Tuesday, December 11, 2012

CALL A MEETING



When my first novel started to drag I decided to call a meeting. Things were bogged down and I wasn’t sure why. So I sat the major characters down at an imaginary table and asked them what I should do to kick start The Lion and the Eagle, my novel about the Revolutionary War.

The villain was the loudest. Colonel Shrewsbury wanted more page time. He was madly in love with the heroine and wanted a longer love scene. He also wanted me to spend more time in portraying his good side—the love he held for his scullery maid mother banished from the Royal Castle following the episode in the broom closet with the King.

The hero was nice about it. Oliver Morrison  told me he wanted to grow up much faster so we could see and feel more of his hatred for Shrewsbury for killing his mother at the church picnic when he was seven.  He wanted to make sure Emily, the heroine, was at the picnic so she’d be a witness to the cross he carried (literally) after his mother’s death.
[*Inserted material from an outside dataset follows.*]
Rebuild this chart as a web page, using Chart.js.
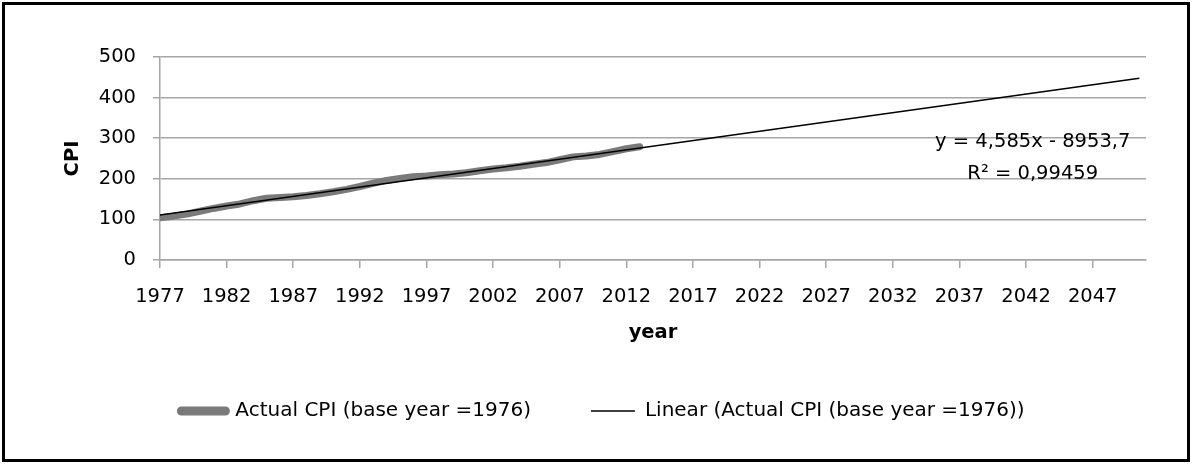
<!DOCTYPE html>
<html>
<head>
<meta charset="utf-8">
<title>CPI trend</title>
<script src="https://cdn.jsdelivr.net/npm/chart.js@4.4.1/dist/chart.umd.min.js"></script>
<style>
  html, body { margin: 0; padding: 0; background: #fff; }
  #wrap { position: relative; width: 1192px; height: 464px; overflow: hidden; }
  #frame { position: absolute; left: 2px; top: 2px; width: 1188px; height: 460px;
           border: 3px solid #000; box-sizing: border-box; pointer-events: none; }
  canvas { position: absolute; left: 0; top: 0; }
</style>
</head>
<body>
<div id="wrap">
  <canvas id="cpiChart" width="1192" height="464"></canvas>
  <div id="frame"></div>
</div>
<script>
// Annual consumer price index, base year 1976
const years = [1977, 1978, 1979, 1980, 1981, 1982, 1983, 1984, 1985, 1986,
               1987, 1988, 1989, 1990, 1991, 1992, 1993, 1994, 1995, 1996,
               1997, 1998, 1999, 2000, 2001, 2002, 2003, 2004, 2005, 2006,
               2007, 2008, 2009, 2010, 2011, 2012, 2013];
const cpi = [104, 108, 113, 120, 127, 133, 138, 146, 152, 154,
             156, 159, 163, 168, 174, 181, 189, 196, 201, 205,
             207, 210, 212, 215, 220, 224, 227, 231, 236, 240,
             247, 254, 256, 260, 267, 274, 279];

// Linear trend fitted to the series, with its forward forecast span
const trendSlope = 4.585;
const trendIntercept = -8953.7;
const trendYears = [1977, 2050.5];
const equationLines = ['y = 4,585x - 8953,7', 'R\u00b2 = 0,99459'];

// Axis ticks and labels
const xTickYears = [1977, 1982, 1987, 1992, 1997, 2002, 2007, 2012, 2017, 2022, 2027, 2032, 2037, 2042, 2047];
const yTickValues = [0, 100, 200, 300, 400, 500];
const xRange = [1977, 2051];
const seriesNames = ['Actual CPI (base year =1976)', 'Linear (Actual CPI (base year =1976))'];
const axisTitles = { x: 'year', y: 'CPI' };

const FONT = '"DejaVu Sans", sans-serif';
const FONT_SIZE = 19.5;
const GRID = '#a6a6a6';

Chart.defaults.font.family = FONT;
Chart.defaults.font.size = FONT_SIZE;
Chart.defaults.color = '#000';

// Writes the trend equation and R² next to the forecast line
const equationLabel = {
  id: 'equationLabel',
  afterDatasetsDraw(chart, args, opts) {
    const { ctx, scales } = chart;
    const cx = scales.x.getPixelForValue(opts.at[0]);
    const cy = scales.y.getPixelForValue(opts.at[1]);
    ctx.save();
    ctx.font = FONT_SIZE + 'px ' + FONT;
    ctx.fillStyle = '#000';
    ctx.textAlign = 'center';
    ctx.textBaseline = 'middle';
    equationLines.forEach((line, i) => ctx.fillText(line, cx, cy + i * opts.lineGap));
    ctx.restore();
  }
};

const actualPoints = years.map((yr, i) => ({ x: yr, y: cpi[i] }));
const trendPoints = trendYears.map(yr => ({ x: yr, y: trendSlope * yr + trendIntercept }));

new Chart(document.getElementById('cpiChart'), {
  type: 'scatter',
  data: {
    datasets: [
      {
        label: seriesNames[0],
        data: actualPoints,
        showLine: true,
        borderColor: '#7a7a7a',
        backgroundColor: '#7a7a7a',
        borderWidth: 7,
        borderCapStyle: 'round',
        borderJoinStyle: 'round',
        pointRadius: 0,
        order: 1
      },
      {
        label: seriesNames[1],
        data: trendPoints,
        showLine: true,
        borderColor: '#000',
        backgroundColor: '#000',
        borderWidth: 1.5,
        pointRadius: 0,
        order: 0
      }
    ]
  },
  plugins: [equationLabel],
  options: {
    responsive: false,
    animation: false,
    devicePixelRatio: 1,
    layout: { padding: { left: 60, right: 46, top: 57, bottom: 33 } },
    scales: {
      x: {
        type: 'linear',
        min: xRange[0],
        max: xRange[1],
        afterBuildTicks: s => { s.ticks = xTickYears.map(v => ({ value: v })); },
        afterFit: s => { s.height = 81; },
        grid: { drawOnChartArea: false, color: GRID, lineWidth: 1.5, tickLength: 8 },
        border: { color: GRID, width: 1.5 },
        ticks: { padding: 17, maxRotation: 0, autoSkip: false, callback: v => String(v) },
        title: { display: true, text: axisTitles.x, font: { weight: 'bold' }, padding: { top: 0, bottom: -3.3 } }
      },
      y: {
        min: yTickValues[0],
        max: yTickValues[yTickValues.length - 1],
        afterBuildTicks: s => { s.ticks = yTickValues.map(v => ({ value: v })); },
        afterFit: s => { s.width = 100; },
        grid: { color: GRID, lineWidth: 1.5, tickLength: 7 },
        border: { color: GRID, width: 1.5 },
        ticks: { padding: 17, callback: v => String(v) },
        title: { display: true, text: axisTitles.y, font: { weight: 'bold' }, padding: { top: 1, bottom: 0 } }
      }
    },
    plugins: {
      tooltip: { enabled: false },
      equationLabel: { at: [2042.5, 290], lineGap: 31.5 },
      legend: {
        position: 'bottom',
        labels: {
          usePointStyle: true,
          pointStyleWidth: 44,
          padding: 60,
          color: '#000',
          font: { size: 20 },
          sort: (a, b) => a.datasetIndex - b.datasetIndex,
          generateLabels: chart => chart.data.datasets.map((ds, i) => ({
            text: ds.label,
            datasetIndex: i,
            pointStyle: 'line',
            strokeStyle: ds.borderColor,
            fillStyle: ds.borderColor,
            lineWidth: i === 0 ? 9 : 1.5,
            lineCap: i === 0 ? 'round' : 'butt',
            fontColor: '#000',
            hidden: false
          }))
        }
      }
    }
  }
});
</script>
</body>
</html>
Emily was the boldest. She said if she was conflicted by her love of two men she wanted to come out of it with flying colors. She wanted a visible reminder of her rejection of Shrewsbury just before the story’s violent end. When she gallantly suggested he carve his initials in her left breast, how could I refuse?   

We all get stuck now and then.  And we all have our special ways of digging out. Whether it was brilliant or naïve, it worked back then and it still works today.